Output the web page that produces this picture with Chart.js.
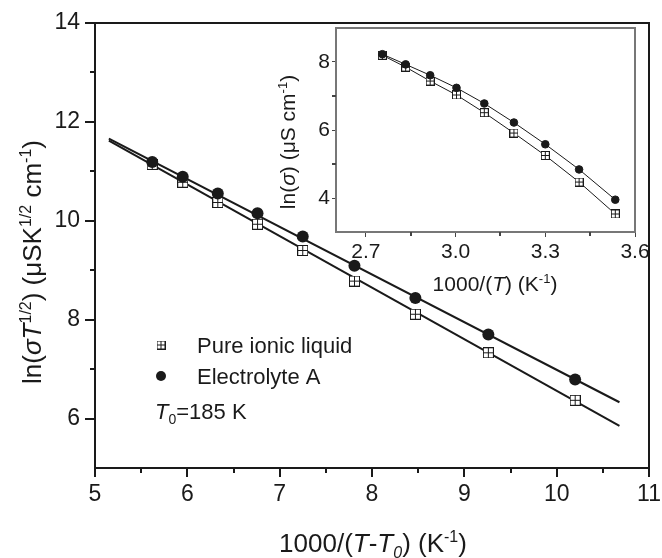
<!DOCTYPE html>
<html>
<head>
<meta charset="utf-8">
<script src="https://cdn.jsdelivr.net/npm/chart.js@4.4.0/dist/chart.umd.min.js"></script>
<style>
  body { margin: 0; background: #fff; }
  #wrap { position: relative; width: 662px; height: 558px; }
  #main { position: absolute; left: 0; top: 0; }
  #inset { position: absolute; left: 250px; top: 10px; }
</style>
</head>
<body>
<div id="wrap">
  <canvas id="main" width="662" height="558"></canvas>
  <canvas id="inset" width="410" height="290"></canvas>
</div>
<script>
// main plot: ln(sigma T^1/2) vs 1000/(T-T0)
const xMain = [5.62, 5.95, 6.33, 6.76, 7.25, 7.81, 8.47, 9.26, 10.20];
const pureMain = [11.14, 10.78, 10.37, 9.93, 9.40, 8.78, 8.11, 7.33, 6.37];
const elecMain = [11.19, 10.89, 10.55, 10.15, 9.68, 9.09, 8.44, 7.70, 6.79];

// VTF fit lines (end points)
const fitX = [5.15, 10.68];
const fitPure = [11.62, 5.85];
const fitElec = [11.66, 6.33];

// inset: ln(sigma) vs 1000/T
const xInset = [2.755, 2.833, 2.915, 3.003, 3.096, 3.195, 3.300, 3.413, 3.534];
const pureInset = [8.20, 7.85, 7.44, 7.03, 6.51, 5.91, 5.25, 4.47, 3.53];
const elecInset = [8.23, 7.93, 7.61, 7.24, 6.78, 6.22, 5.58, 4.84, 3.95];

const mainXTicks = [5, 6, 7, 8, 9, 10, 11];
const mainXMinor = [5.5, 6.5, 7.5, 8.5, 9.5, 10.5];
const mainYTicks = [6, 8, 10, 12, 14];
const mainYMinor = [7, 9, 11, 13];
const insetXTicks = [2.7, 3.0, 3.3, 3.6];
const insetXMinor = [2.85, 3.15, 3.45];
const insetYTicks = [4, 6, 8];
const insetYMinor = [5, 7];

const FONT = '"Liberation Sans", Arial, Helvetica, sans-serif';
const INK = '#1a1a1a';

function squarePlus(size) {
  const c = document.createElement('canvas');
  c.width = c.height = size;
  const g = c.getContext('2d');
  g.fillStyle = '#fff';
  g.fillRect(0.5, 0.5, size - 1, size - 1);
  g.strokeStyle = INK;
  g.lineWidth = 1;
  g.strokeRect(0.5, 0.5, size - 1, size - 1);
  g.beginPath();
  g.moveTo(size / 2, 0.5); g.lineTo(size / 2, size - 0.5);
  g.moveTo(0.5, size / 2); g.lineTo(size - 0.5, size / 2);
  g.stroke();
  return c;
}
const sqMain = squarePlus(11);
const sqInset = squarePlus(9);
const sqLegend = squarePlus(9);

function pts(xs, ys) { return xs.map((x, i) => ({ x: x, y: ys[i] })); }

// text with italics / superscripts / subscripts
function partFont(style, size) {
  const small = style.includes('sup') || style.includes('sub');
  const it = style.includes('i') && style !== 'sup' && style !== 'sub';
  return (it ? 'italic ' : '') + (small ? Math.round(size * 0.62) : size) + 'px ' + FONT;
}
function drawRich(ctx, parts, x, y, size, align) {
  let w = 0;
  parts.forEach(p => { ctx.font = partFont(p[1], size); w += ctx.measureText(p[0]).width; });
  let cx = align === 'center' ? x - w / 2 : x;
  ctx.textAlign = 'left';
  ctx.textBaseline = 'alphabetic';
  parts.forEach(p => {
    ctx.font = partFont(p[1], size);
    let dy = 0;
    if (p[1].includes('sup')) dy = -size * 0.4;
    if (p[1].includes('sub')) dy = size * 0.22;
    ctx.fillText(p[0], cx, y + dy);
    cx += ctx.measureText(p[0]).width;
  });
}

function frameAndMinor(chart, xMinor, yMinor, len, color, width, tickColor) {
  const ctx = chart.ctx, a = chart.chartArea;
  const xs = chart.scales.x, ys = chart.scales.y;
  ctx.save();
  ctx.strokeStyle = color;
  ctx.lineWidth = width;
  ctx.beginPath();
  ctx.moveTo(a.left, a.top); ctx.lineTo(a.right, a.top); ctx.lineTo(a.right, a.bottom);
  ctx.stroke();
  ctx.strokeStyle = tickColor;
  ctx.beginPath();
  xMinor.forEach(v => {
    const p = Math.round(xs.getPixelForValue(v));
    ctx.moveTo(p, a.bottom); ctx.lineTo(p, a.bottom + len);
  });
  yMinor.forEach(v => {
    const p = Math.round(ys.getPixelForValue(v));
    ctx.moveTo(a.left, p); ctx.lineTo(a.left - len, p);
  });
  ctx.stroke();
  ctx.restore();
}

const mainDecor = {
  id: 'mainDecor',
  afterDraw(chart) {
    const ctx = chart.ctx;
    frameAndMinor(chart, mainXMinor, mainYMinor, 5, INK, 2, INK);
    ctx.save();
    ctx.fillStyle = INK;
    // legend
    ctx.drawImage(sqLegend, 161 - 4.5, 345 - 4.5);
    ctx.beginPath(); ctx.arc(161, 376, 5, 0, Math.PI * 2); ctx.fill();
    ctx.font = '22px ' + FONT;
    ctx.textAlign = 'left'; ctx.textBaseline = 'alphabetic';
    ctx.fillText('Pure ionic liquid', 197, 353);
    ctx.fillText('Electrolyte A', 197, 384);
    drawRich(ctx, [['T', 'i'], ['0', 'sub'], ['=185 K', 'n']], 155, 419, 22, 'left');
    // axis titles
    drawRich(ctx, [['1000/(', 'n'], ['T', 'i'], ['-', 'n'], ['T', 'i'], ['0', 'isub'],
      [') (K', 'n'], ['-1', 'sup'], [')', 'n']], 373, 552, 26, 'center');
    ctx.translate(41, 262);
    ctx.rotate(-Math.PI / 2);
    drawRich(ctx, [['ln(', 'n'], ['σ', 'i'], ['T', 'i'], ['1/2', 'sup'], [') (μSK', 'n'],
      ['1/2', 'sup'], [' cm', 'n'], ['-1', 'sup'], [')', 'n']], 0, 0, 26, 'center');
    ctx.restore();
  }
};

const OX = 250, OY = 10;
const insetDecor = {
  id: 'insetDecor',
  afterDraw(chart) {
    const ctx = chart.ctx;
    frameAndMinor(chart, insetXMinor, insetYMinor, 4, '#777', 2, '#444');
    ctx.save();
    ctx.fillStyle = INK;
    drawRich(ctx, [['1000/(', 'n'], ['T', 'i'], [') (K', 'n'], ['-1', 'sup'], [')', 'n']],
      495 - OX, 291 - OY, 21, 'center');
    ctx.translate(295 - OX, 142 - OY);
    ctx.rotate(-Math.PI / 2);
    drawRich(ctx, [['ln(', 'n'], ['σ', 'i'], [') (μS cm', 'n'], ['-1', 'sup'], [')', 'n']],
      0, 0, 21, 'center');
    ctx.restore();
  }
};

function fixedTicks(list) {
  return s => { s.ticks = list.map(v => ({ value: v })); };
}

new Chart(document.getElementById('main'), {
  type: 'scatter',
  data: {
    datasets: [
      { label: 'Electrolyte A', data: pts(xMain, elecMain), pointStyle: 'circle', pointRadius: 6,
        backgroundColor: INK, borderColor: INK, borderWidth: 0, order: 1 },
      { label: 'Pure ionic liquid', data: pts(xMain, pureMain), pointStyle: sqMain, order: 2 },
      { label: 'fit A', data: pts(fitX, fitElec), showLine: true, pointRadius: 0,
        borderColor: INK, borderWidth: 2, order: 3 },
      { label: 'fit pure', data: pts(fitX, fitPure), showLine: true, pointRadius: 0,
        borderColor: INK, borderWidth: 2, order: 3 }
    ]
  },
  options: {
    responsive: false,
    animation: false,
    events: [],
    layout: { padding: { left: 0, top: 23, right: 13, bottom: 0 } },
    plugins: { legend: { display: false }, tooltip: { enabled: false } },
    scales: {
      x: {
        type: 'linear', min: 5, max: 11,
        afterBuildTicks: fixedTicks(mainXTicks),
        afterFit: s => { s.height = 90; s.paddingLeft = 0; s.paddingRight = 0; },
        grid: { drawOnChartArea: false, tickLength: 9, color: INK, lineWidth: 2 },
        border: { color: INK, width: 2 },
        ticks: { color: INK, font: { family: FONT, size: 23 }, padding: 4, maxRotation: 0,
          autoSkip: false, callback: v => String(v) }
      },
      y: {
        type: 'linear', min: 5, max: 14,
        afterBuildTicks: fixedTicks(mainYTicks),
        afterFit: s => { s.width = 95; s.paddingTop = 0; s.paddingBottom = 0; },
        grid: { drawOnChartArea: false, tickLength: 10, color: INK, lineWidth: 2 },
        border: { color: INK, width: 2 },
        ticks: { color: INK, font: { family: FONT, size: 23 }, padding: 5,
          autoSkip: false, callback: v => String(v) }
      }
    }
  },
  plugins: [mainDecor]
});

new Chart(document.getElementById('inset'), {
  type: 'scatter',
  data: {
    datasets: [
      { label: 'Electrolyte A', data: pts(xInset, elecInset), showLine: true, pointStyle: 'circle',
        pointRadius: 3.8, backgroundColor: INK, borderColor: INK, borderWidth: 1, order: 1 },
      { label: 'Pure ionic liquid', data: pts(xInset, pureInset), showLine: true, pointStyle: sqInset,
        borderColor: INK, borderWidth: 1, order: 2 }
    ]
  },
  options: {
    responsive: false,
    animation: false,
    events: [],
    layout: { padding: { left: 0, top: 18, right: 25, bottom: 0 } },
    plugins: { legend: { display: false }, tooltip: { enabled: false } },
    scales: {
      x: {
        type: 'linear', min: 2.6, max: 3.6,
        afterBuildTicks: fixedTicks(insetXTicks),
        afterFit: s => { s.height = 68; s.paddingLeft = 0; s.paddingRight = 0; },
        grid: { drawOnChartArea: false, tickLength: 5, color: '#444', lineWidth: 1 },
        border: { color: '#777', width: 2 },
        ticks: { color: INK, font: { family: FONT, size: 21 }, padding: 3, maxRotation: 0,
          autoSkip: false, callback: v => v.toFixed(1) }
      },
      y: {
        type: 'linear', min: 3, max: 9,
        afterBuildTicks: fixedTicks(insetYTicks),
        afterFit: s => { s.width = 86; s.paddingTop = 0; s.paddingBottom = 0; },
        grid: { drawOnChartArea: false, tickLength: 4, color: '#444', lineWidth: 1 },
        border: { color: '#777', width: 2 },
        ticks: { color: INK, font: { family: FONT, size: 21 }, padding: 2,
          autoSkip: false, callback: v => String(v) }
      }
    }
  },
  plugins: [insetDecor]
});
</script>
</body>
</html>
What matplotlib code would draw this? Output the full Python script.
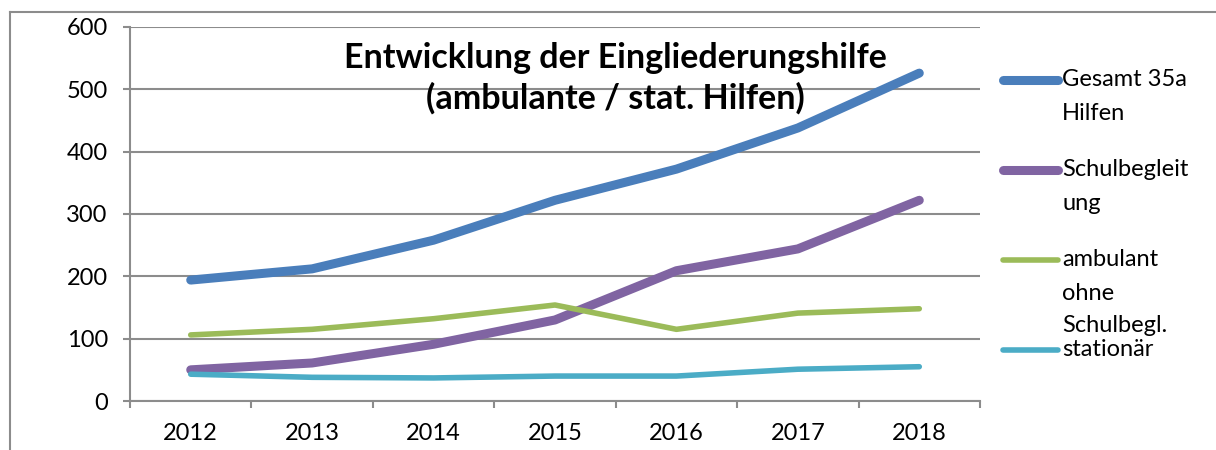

▶ **Set problem**:
Omitting all pictures, restate exactly the lines of the material from its start through the line that contains "const INK = '#1a1a1a';".

▶ **Result of this task**:
Output the web page that produces this picture with Chart.js.
<!DOCTYPE html>
<html>
<head>
<meta charset="utf-8">
<script src="https://cdn.jsdelivr.net/npm/chart.js@4.4.0/dist/chart.umd.min.js"></script>
<style>
  body { margin: 0; background: #fff; }
  #wrap { position: relative; width: 662px; height: 558px; }
  #main { position: absolute; left: 0; top: 0; }
  #inset { position: absolute; left: 250px; top: 10px; }
</style>
</head>
<body>
<div id="wrap">
  <canvas id="main" width="662" height="558"></canvas>
  <canvas id="inset" width="410" height="290"></canvas>
</div>
<script>
// main plot: ln(sigma T^1/2) vs 1000/(T-T0)
const xMain = [5.62, 5.95, 6.33, 6.76, 7.25, 7.81, 8.47, 9.26, 10.20];
const pureMain = [11.14, 10.78, 10.37, 9.93, 9.40, 8.78, 8.11, 7.33, 6.37];
const elecMain = [11.19, 10.89, 10.55, 10.15, 9.68, 9.09, 8.44, 7.70, 6.79];

// VTF fit lines (end points)
const fitX = [5.15, 10.68];
const fitPure = [11.62, 5.85];
const fitElec = [11.66, 6.33];

// inset: ln(sigma) vs 1000/T
const xInset = [2.755, 2.833, 2.915, 3.003, 3.096, 3.195, 3.300, 3.413, 3.534];
const pureInset = [8.20, 7.85, 7.44, 7.03, 6.51, 5.91, 5.25, 4.47, 3.53];
const elecInset = [8.23, 7.93, 7.61, 7.24, 6.78, 6.22, 5.58, 4.84, 3.95];

const mainXTicks = [5, 6, 7, 8, 9, 10, 11];
const mainXMinor = [5.5, 6.5, 7.5, 8.5, 9.5, 10.5];
const mainYTicks = [6, 8, 10, 12, 14];
const mainYMinor = [7, 9, 11, 13];
const insetXTicks = [2.7, 3.0, 3.3, 3.6];
const insetXMinor = [2.85, 3.15, 3.45];
const insetYTicks = [4, 6, 8];
const insetYMinor = [5, 7];

const FONT = '"Liberation Sans", Arial, Helvetica, sans-serif';
const INK = '#1a1a1a';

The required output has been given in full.